In 1776, Bateman was living in Hancock, Massachusetts. He enlisted and marched to “the city of New York where he was when Independence was declared. He was at N. York when it was captured by the British and retreated to Harlem Heights and was discharged at Croton Bridge.”

His pension application includes an affidavit from Zadock Bateman who states that he was living at his father’s residence in “the Town of Hancock in the County of Berkshire”. Hancock, Massachusetts is in the western part of the colony, near the New York Colony border. After the Revolutionary War, several families living in and around Hancock converted to the Shaker religion and it became a Shaker community. It does not appear that Bateman was living there at that time.
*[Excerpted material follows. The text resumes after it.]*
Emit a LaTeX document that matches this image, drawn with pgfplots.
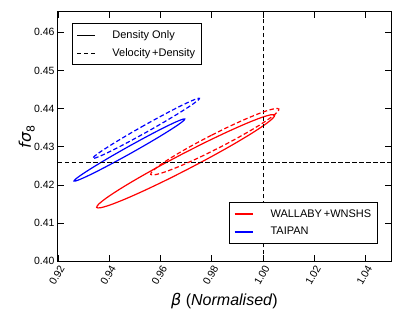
\documentclass[border=0pt]{standalone}
\usepackage{fontspec}
\setmainfont{Liberation Sans}
\newfontfamily\dejavu{DejaVu Sans}
\usepackage{pgfplots}
\pgfplotsset{compat=1.18}
\begin{document}
\begin{tikzpicture}
\pgfplotsset{
  mylegend/.style={
    legend cell align=left,
    legend style={draw=black, line width=0.8pt, fill=white,
      font=\fontsize{11}{13}\selectfont,
      inner xsep=4pt, inner ysep=5pt, row sep=4.2pt,
      nodes={inner sep=2pt},
      /tikz/every odd column/.append style={column sep=15pt}},
  },
}
\begin{axis}[
  scale only axis, width=333pt, height=249.3pt,
  xmin=0.92, xmax=1.05, ymin=0.40, ymax=0.4653,
  xtick={0.92,0.94,0.96,0.98,1.00,1.02,1.04},
  ytick={0.40,0.41,0.42,0.43,0.44,0.45,0.46},
  scaled ticks=false,
  tick align=inside, tick pos=both,
  major tick length=6pt, minor tick num=0,
  tick style={black, line width=0.6pt},
  axis line style={line width=1pt},
  /pgf/number format/fixed, /pgf/number format/fixed zerofill,
  /pgf/number format/precision=2, /pgf/number format/assume math mode=true,
  tick label style={font=\fontsize{10.5}{12}\selectfont},
  x tick label style={rotate=60, anchor=north east, inner sep=2pt},
  xlabel={{\dejavu\itshape β} (\textit{Normalised})},
  ylabel={{\dejavu\itshape f\kern0.3ptσ}{\dejavu\raisebox{-0.22em}{\fontsize{11}{11}\selectfont 8}}},
  label style={font=\fontsize{16}{18}\selectfont},
  xlabel style={at={(axis description cs:0.5,0)}, anchor=base, yshift=-44.4pt},
  ylabel style={at={(axis description cs:0,0.5)}, anchor=base, yshift=27pt},
  mylegend,
  legend image code/.code={\draw[#1, line width=2pt] (0pt,0pt) -- (18pt,0pt);},
  legend style={at={(axis description cs:0.960,0.0711)}, anchor=south east},
]
% red solid (density only)
\addplot[red, line width=1.2pt, smooth] coordinates {
(0.96841,0.42806) (0.95947,0.42487) (0.95123,0.42176) (0.94426,0.41896) (0.93904,0.41665) (0.93591,0.41499)
(0.93510,0.41410) (0.93666,0.41403) (0.94048,0.41479) (0.94630,0.41633) (0.95372,0.41854) (0.96225,0.42127)
(0.97129,0.42434) (0.98024,0.42754) (0.98847,0.43064) (0.99544,0.43344) (1.00067,0.43575) (1.00379,0.43741)
(1.00460,0.43830) (1.00304,0.43837) (0.99922,0.43761) (0.99340,0.43607) (0.98598,0.43386) (0.97745,0.43113)
(0.96841,0.42806)};
\addlegendentry{WALLABY\,+WNSHS}
% blue solid (density only)
\addplot[blue, line width=1.2pt, smooth] coordinates {
(0.94720,0.42994) (0.94163,0.42781) (0.93648,0.42577) (0.93211,0.42396) (0.92881,0.42251) (0.92681,0.42150)
(0.92625,0.42102) (0.92716,0.42109) (0.92948,0.42171) (0.93306,0.42283) (0.93764,0.42439) (0.94292,0.42627)
(0.94854,0.42834) (0.95411,0.43047) (0.95926,0.43251) (0.96363,0.43432) (0.96693,0.43577) (0.96893,0.43678)
(0.96949,0.43726) (0.96858,0.43719) (0.96626,0.43657) (0.96269,0.43545) (0.95810,0.43389) (0.95282,0.43201)
(0.94720,0.42994)};
\addlegendentry{TAIPAN}
% reference lines
\addplot[black, line width=0.8pt, dash pattern=on 4.5pt off 2.5pt, forget plot] coordinates {(0.92,0.4258) (1.05,0.4258)};
\addplot[black, line width=0.8pt, dash pattern=on 4.5pt off 2.5pt, forget plot] coordinates {(1.0,0.40) (1.0,0.4653)};
% red dashed (velocity + density)
\addplot[red, line width=1.2pt, dash pattern=on 4.5pt off 2.5pt, smooth, forget plot] coordinates {
(0.97991,0.43302) (0.97349,0.43075) (0.96759,0.42852) (0.96262,0.42648) (0.95891,0.42477) (0.95673,0.42350)
(0.95621,0.42277) (0.95740,0.42262) (0.96021,0.42307) (0.96445,0.42407) (0.96983,0.42557) (0.97599,0.42746)
(0.98251,0.42962) (0.98893,0.43189) (0.99483,0.43412) (0.99981,0.43616) (1.00351,0.43787) (1.00569,0.43914)
(1.00621,0.43987) (1.00502,0.44002) (1.00221,0.43958) (0.99797,0.43857) (0.99259,0.43707) (0.98643,0.43518)
(0.97991,0.43302)};
% blue dashed (velocity + density)
\addplot[blue, line width=1.2pt, dash pattern=on 4.5pt off 2.5pt, smooth, forget plot] coordinates {
(0.95371,0.43562) (0.94834,0.43356) (0.94338,0.43158) (0.93918,0.42983) (0.93601,0.42842) (0.93409,0.42744)
(0.93355,0.42697) (0.93443,0.42703) (0.93668,0.42762) (0.94013,0.42870) (0.94455,0.43020) (0.94964,0.43202)
(0.95505,0.43402) (0.96042,0.43608) (0.96538,0.43806) (0.96958,0.43981) (0.97275,0.44122) (0.97467,0.44220)
(0.97521,0.44268) (0.97433,0.44261) (0.97208,0.44202) (0.96864,0.44094) (0.96421,0.43944) (0.95912,0.43762)
(0.95371,0.43562)};
\end{axis}
\begin{axis}[
  scale only axis, width=333pt, height=249.3pt,
  xmin=0, xmax=1, ymin=0, ymax=1, hide axis,
  mylegend,
  legend image code/.code={\draw[#1, line width=0.7pt] (0pt,0pt) -- (18pt,0pt);},
  legend style={at={(axis description cs:0.043,0.9546)}, anchor=north west},
]
\addlegendimage{draw=black, solid}
\addlegendentry{Density Only}
\addlegendimage{draw=black, dash pattern=on 4pt off 3pt}
\addlegendentry{Velocity\,+Density}
\end{axis}
\path (current axis.south west) ++(-58pt,-50.7pt) coordinate (bbl);
\path (current axis.north east) ++(24pt,12pt) coordinate (btr);
\pgfresetboundingbox
\path (bbl) rectangle (btr);
\end{tikzpicture}
\end{document}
State of Massachusetts | 1796 | davidrumsey.com

The British captured New York City in late August 1776 and occupied the city for the next seven years. Zadock Bateman’s affidavit details that “when the British Army took possession of New York, said Joseph was on guard and was compelled to escape in such haste when the guard was taken off by Gen Putnam that he abandoned his pack … his Father on that news went immediately to the Army to carry him another change of clothing.”

“The British Fleet in the lower bay” depicts the invasion fleet under Admiral Howe assembling in lower New York Harbor off the coast of Staten Island in the summer of 1776, in preparation for the Battle of Long Island from Harper’s Magazine, 1876 | wikipedia.com
1951 Stamp | Bureau of Engraving and Printing | wikipedia.com

September 1776 | Battle of Harlem Heights

Washington withdrew his troops from Long Island at the end of August and gathered them in Manhattan. By mid-September, the British again attacked the gathered troops on the eastern short of Manhattan along the East River. The arrival of British troops caused the Americans to flee. Despite the initial chaos, the battle was a victory for Washington and revived morale in colonists.

1897 Textbook rendition of the Battle of Harlem Heights; Johnston Henry Phelps | wikipedia.com

White Plains

After the Battle of Harlem Heights, Washington took his troops north of New York into Westchester County and to White Plains. Here, near the Croton River, Bateman was discharged from his first round of service in the war.

1796 Map of Battle of White Plains | wikipedia.com

After his first discharge from the Massachusetts Militia, he joined the Army again as a “regular” and served at Albany and in Vermont, where he would settle after the war.